Jackie French AM describes herself as an Australian author, historian, ecologist and honorary wombat (part-time).
She was the 2014–15 Australian Children’s Laureate and 2015 Senior Australian of the Year.
Horace the Baker’s Horse, based on one of Jackie's grandma’s stories and inspired by a horsedrawn cart in the National Museum’s collection, won the 2016 ACT Writing and Publishing Award for Children’s Literature.
Jackie shared objects that shaped her life, including her platypus wedding ring, in issue 12 of The Museum magazine.
Platypus wedding ring
‘Bryan and I met at a folk music evening in Canberra. We were not impressed.
He thought I looked sophisticated — I had dressed in my go-to-the-city best — and he joked about climbing the Netherland’s highest mountain.
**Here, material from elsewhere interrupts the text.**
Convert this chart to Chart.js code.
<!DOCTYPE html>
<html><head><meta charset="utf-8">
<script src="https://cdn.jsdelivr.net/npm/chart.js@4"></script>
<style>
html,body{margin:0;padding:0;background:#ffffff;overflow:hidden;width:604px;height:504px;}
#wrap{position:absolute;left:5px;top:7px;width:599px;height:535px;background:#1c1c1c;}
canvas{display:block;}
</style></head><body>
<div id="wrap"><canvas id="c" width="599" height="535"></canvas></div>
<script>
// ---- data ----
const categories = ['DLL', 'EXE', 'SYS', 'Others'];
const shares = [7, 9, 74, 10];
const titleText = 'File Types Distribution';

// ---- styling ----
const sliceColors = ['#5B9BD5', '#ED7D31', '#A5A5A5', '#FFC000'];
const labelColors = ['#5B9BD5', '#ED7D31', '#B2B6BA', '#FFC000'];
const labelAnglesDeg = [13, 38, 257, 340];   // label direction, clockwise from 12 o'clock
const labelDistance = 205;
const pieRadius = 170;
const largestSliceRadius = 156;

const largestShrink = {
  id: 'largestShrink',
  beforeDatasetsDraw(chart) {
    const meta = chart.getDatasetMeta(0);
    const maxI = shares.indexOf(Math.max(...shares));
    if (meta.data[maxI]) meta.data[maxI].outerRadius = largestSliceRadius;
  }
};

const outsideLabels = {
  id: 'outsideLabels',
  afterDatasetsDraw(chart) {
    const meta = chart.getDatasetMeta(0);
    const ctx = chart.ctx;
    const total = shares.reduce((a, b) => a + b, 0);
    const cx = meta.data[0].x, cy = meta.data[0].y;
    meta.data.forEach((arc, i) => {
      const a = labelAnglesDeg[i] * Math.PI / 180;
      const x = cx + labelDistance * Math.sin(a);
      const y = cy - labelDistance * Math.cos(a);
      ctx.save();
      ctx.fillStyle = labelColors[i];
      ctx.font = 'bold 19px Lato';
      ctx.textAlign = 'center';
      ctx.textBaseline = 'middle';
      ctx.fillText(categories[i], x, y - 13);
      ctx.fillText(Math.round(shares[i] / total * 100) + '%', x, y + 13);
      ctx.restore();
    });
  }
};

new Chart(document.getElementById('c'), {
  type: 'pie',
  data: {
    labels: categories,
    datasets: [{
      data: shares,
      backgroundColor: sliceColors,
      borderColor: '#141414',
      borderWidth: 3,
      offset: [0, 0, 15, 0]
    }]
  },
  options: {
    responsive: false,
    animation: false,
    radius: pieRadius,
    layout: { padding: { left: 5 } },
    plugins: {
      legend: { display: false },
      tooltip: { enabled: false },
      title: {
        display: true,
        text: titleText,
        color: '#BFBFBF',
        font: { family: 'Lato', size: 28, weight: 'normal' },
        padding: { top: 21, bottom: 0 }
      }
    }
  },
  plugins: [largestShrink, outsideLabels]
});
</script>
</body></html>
I thought: ‘That is what he thinks is bushwalking?’
But I was having an open house that Christmas and invited the whole table.
As he climbed the garden steps I saw a man who belonged in the valley. He saw a ‘bottomless teapot and endless plate of choc chip biscuits’.
It was love at second sight. The others left. Bryan stayed, declaring we would find a platypus if we watched the pool late at night. (There are no platypuses in Majors Creek.) It was a ruse to get me into the creek on a misty midnight.
He never left.
A year later we designed our wedding rings: a platypus curled on a silver band. Braidwood silversmith Christoph Altenburg cast it for us.
He later asked if he could borrow one back to make a mould of it. It was a bit disconcerting to see our rings replicated on others’ fingers.